Toni Ramoneda
Doctor en Ciencias de la Comunicación
Ilustración por Mikel Casal
El periódico Le Monde se ha hecho eco recientemente de una encuesta según la cual los franceses están hartos del caso Strauss-Kahn y de su mediatización. A su vez, indica la encuesta, ya no les apetece que el antiguo director del FMI vuelva al primer plano de la política nacional. Es como si los franceses (también los votantes socialistas) hubieran perdido la fe en él.
En su libro sobre el escándalo político, John B. Thompson nos recuerda el origen teológico de la palabra: el escándalo designa, en el Antiguo Testamento, un obstáculo del que brota la duda que amenaza la fe. En este sentido, de lo ocurrido en la suite de un hotel de Nueva York han emergido profundas dudas sobre un sistema y una tradición política ya de por sí fragilizados. Hasta que DSK fue detenido en el aeropuerto de Nueva York, la maquinaria mediática francesa se había puesto en marcha con el objetivo de ver un duelo entre Strauss-Kahn y Sarkozy para las elecciones de 2012. Se esperaba que este duelo redorara un espacio político todavía en crisis desde que Le Pen accediera a la segunda vuelta de las elecciones de 2002.
Dos hombres poderosos (uno por ser el actual presidente y el otro por dirigir una institución internacional de primer orden) iban a librar la gran batalla de la credibilidad. En 2007, Sarkozy logró imponer una imagen de hombre determinado, sincero y, sobre todo, eficaz. El poder la ha minado, pues el presidente francés no ha conseguido transformar su discurso en hechos, pero sí ha sabido, en cambio, mantener un elemento esencial: la franqueza. La hiperpresidencia, como se dio en llamar, sobre todo al principio, la forma de gobernar de Sarkozy, le ha permitido forjarse una identidad de capitán de batallón dispuesto a morir en el frente. Algo parecido ocurría con Strauss-Kahn y su "pasión por las mujeres", que es el eufemismo con el que se acostumbra a referir a los hombres con tendencia a confundir seducción y acoso y que contribuyó a darle un aura de poder que, unida al cargo de director del FMI, construía una identidad política casi irresistible: "Eres Napoleón (...) y Nueva York ha sido tu Waterloo", ironiza Manuel Vilas en una columna de la revista Quimera a propósito de DSK.

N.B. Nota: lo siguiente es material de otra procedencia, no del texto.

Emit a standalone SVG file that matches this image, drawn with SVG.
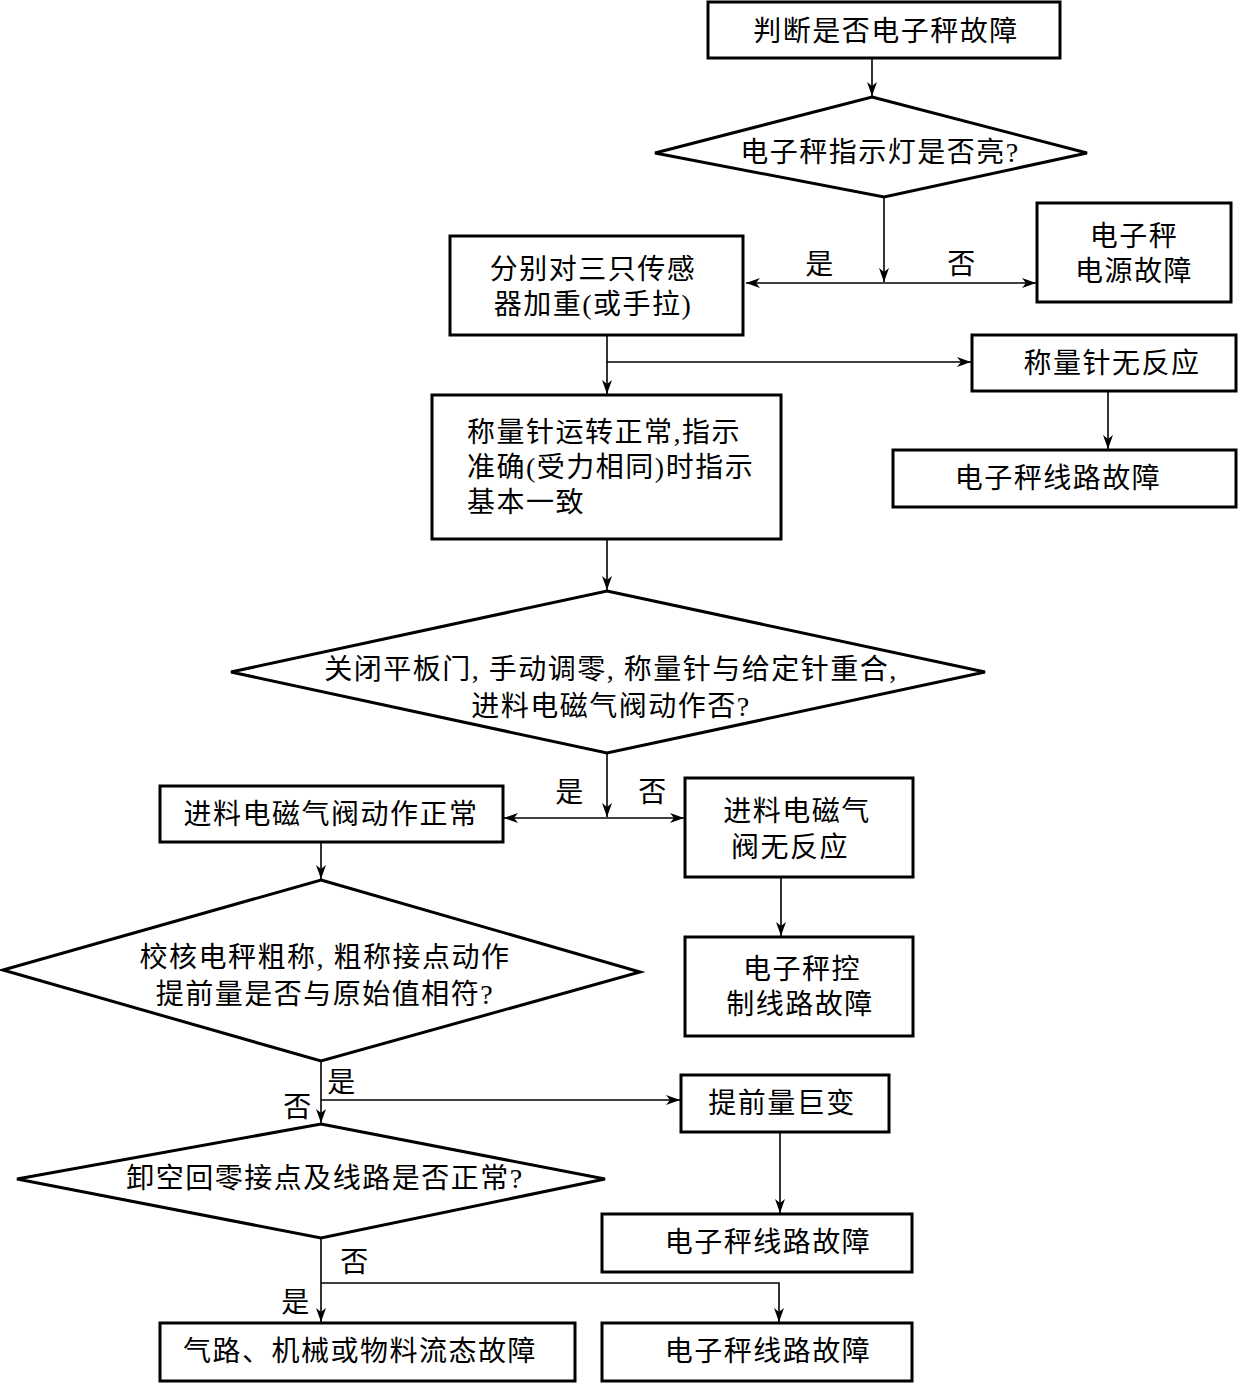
<svg xmlns="http://www.w3.org/2000/svg" width="1238" height="1383" viewBox="0 0 1238 1383">
<style>
.n{fill:#fff;stroke:#000;stroke-width:3}
.t{font-family:"Liberation Serif","Noto Sans CJK SC",serif;font-size:28px;letter-spacing:1.5px;fill:#000;dominant-baseline:central;text-anchor:middle}
.l{text-anchor:start}
.c{fill:none;stroke:#000;stroke-width:1.6}
</style>
<defs>
<marker id="a" markerUnits="userSpaceOnUse" markerWidth="16" markerHeight="10" refX="14" refY="5" orient="auto-start-reverse">
<path d="M0,0 L14,5 L0,10 L4,5 Z" fill="#000"/>
</marker>
</defs>
<rect width="1238" height="1383" fill="#fff"/>
<g id="connectors">
<path class="c" d="M872,58 V96" marker-end="url(#a)"/>
<path class="c" d="M884,197 V282" marker-end="url(#a)"/>
<path class="c" d="M746,283 H1036" marker-start="url(#a)" marker-end="url(#a)"/>
<path class="c" d="M607,335 V394" marker-end="url(#a)"/>
<path class="c" d="M607,362 H971" marker-end="url(#a)"/>
<path class="c" d="M1108,391 V449" marker-end="url(#a)"/>
<path class="c" d="M607,539 V590" marker-end="url(#a)"/>
<path class="c" d="M607,753 V817" marker-end="url(#a)"/>
<path class="c" d="M504,818 H684" marker-start="url(#a)" marker-end="url(#a)"/>
<path class="c" d="M781,877 V936" marker-end="url(#a)"/>
<path class="c" d="M321,842 V879" marker-end="url(#a)"/>
<path class="c" d="M321,1061 V1123" marker-end="url(#a)"/>
<path class="c" d="M321,1100 H680" marker-end="url(#a)"/>
<path class="c" d="M780,1132 V1213" marker-end="url(#a)"/>
<path class="c" d="M321,1238 V1322" marker-end="url(#a)"/>
<path class="c" d="M321,1283 H779 V1322" marker-end="url(#a)"/>
<text class="t" x="820" y="264">是</text>
<text class="t" x="962" y="264">否</text>
<text class="t" x="570" y="792">是</text>
<text class="t" x="653" y="792">否</text>
<text class="t" x="342" y="1082">是</text>
<text class="t" x="298" y="1107">否</text>
<text class="t" x="355" y="1262">否</text>
<text class="t" x="296" y="1302">是</text>
</g>
<g id="n1"><rect class="n" x="708" y="2" width="352" height="56"/><text class="t" x="886" y="31">判断是否电子秤故障</text></g>
<g id="d1"><polygon class="n" points="872,97 1087,153 884,197 655,153"/><text class="t" x="880" y="152">电子秤指示灯是否亮?</text></g>
<g id="n2"><rect class="n" x="450" y="236" width="293" height="99"/><text class="t" x="593" y="269">分别对三只传感</text><text class="t" x="593" y="304">器加重(或手拉)</text></g>
<g id="n3"><rect class="n" x="1037" y="203" width="194" height="99"/><text class="t" x="1134" y="236">电子秤</text><text class="t" x="1134" y="271">电源故障</text></g>
<g id="n4"><rect class="n" x="972" y="335" width="264" height="56"/><text class="t" x="1112" y="363">称量针无反应</text></g>
<g id="n5"><rect class="n" x="893" y="450" width="343" height="57"/><text class="t" x="1058" y="478">电子秤线路故障</text></g>
<g id="n6"><rect class="n" x="432" y="395" width="349" height="144"/><text class="t l" x="467" y="432">称量针运转正常,指示</text><text class="t l" x="467" y="467">准确(受力相同)时指示</text><text class="t l" x="467" y="502">基本一致</text></g>
<g id="d2"><polygon class="n" points="607,591 985,672 607,753 231,672"/><text class="t" x="611" y="669">关闭平板门, 手动调零, 称量针与给定针重合,</text><text class="t" x="611" y="706">进料电磁气阀动作否?</text></g>
<g id="n7"><rect class="n" x="160" y="786" width="343" height="56"/><text class="t" x="331" y="814">进料电磁气阀动作正常</text></g>
<g id="n8"><rect class="n" x="685" y="778" width="228" height="99"/><text class="t" x="797" y="811">进料电磁气</text><text class="t" x="790" y="847">阀无反应</text></g>
<g id="n9"><rect class="n" x="685" y="937" width="228" height="99"/><text class="t" x="802" y="969">电子秤控</text><text class="t" x="800" y="1004">制线路故障</text></g>
<g id="d3"><polygon class="n" points="321,880 640,972 321,1061 3,970"/><text class="t" x="325" y="957">校核电秤粗称, 粗称接点动作</text><text class="t" x="325" y="994">提前量是否与原始值相符?</text></g>
<g id="n10"><rect class="n" x="681" y="1075" width="208" height="57"/><text class="t" x="782" y="1103">提前量巨变</text></g>
<g id="n11"><rect class="n" x="602" y="1214" width="310" height="58"/><text class="t" x="768" y="1242">电子秤线路故障</text></g>
<g id="d4"><polygon class="n" points="321,1124 605,1179 321,1238 17,1179"/><text class="t" x="325" y="1178">卸空回零接点及线路是否正常?</text></g>
<g id="n12"><rect class="n" x="160" y="1323" width="415" height="58"/><text class="t" x="360" y="1351">气路、机械或物料流态故障</text></g>
<g id="n13"><rect class="n" x="602" y="1323" width="310" height="58"/><text class="t" x="768" y="1351">电子秤线路故障</text></g>
</svg>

El escándalo, aquello que nos hace dudar, no es pues lo ocurrido en Nueva York, porque cuando hay delito (o sospecha de ello) la cuestión moral propia de los escándalos pasa a ser secundaria detrás de la cuestión penal. El escándalo es que el caso DSK impedirá este duelo político al que todo el mundo esperaba asistir. Y el escándalo, la duda, es todavía mayor cuando una encuesta arroja la posibilidad de que, en el fondo, los franceses estén esperando otra cosa del Partido Socialista francés que la candidatura del director del FMI a la presidencia de la república.
El escándalo es, en definitiva, que una vez más la personalización de la política se haya impuesto a la discusión política. Ahí residen las dudas hacia la política contemporánea en general y hacia una clase política en particular que, apocada ante las presiones de los mercados (o de los fondos especulativos que dominan el falso mercado financiero), se refugia detrás de personajes como Dominique Strauss-Kahn, capaces de cuadrar el círculo: reivindicar una biografía comprometida con el socialismo y un presente compatible con el neoliberalismo y la competencia internacional. Auténticos conquistadores contemporáneos, napoleones de jet privado. Hasta que estalla el escándalo, la maquinaria se detiene y los ciudadanos retoman, en cierta medida, su espacio crítico. Por eso, el escándalo DSK nos recuerda que la razón política se encuentra en otros ámbitos que la contienda electoral, y en estos ámbitos es donde se podrá ejercer la única opción política que tal vez aún exista: resistir a la especulación. Lo demás empieza a ser cuestión de fe.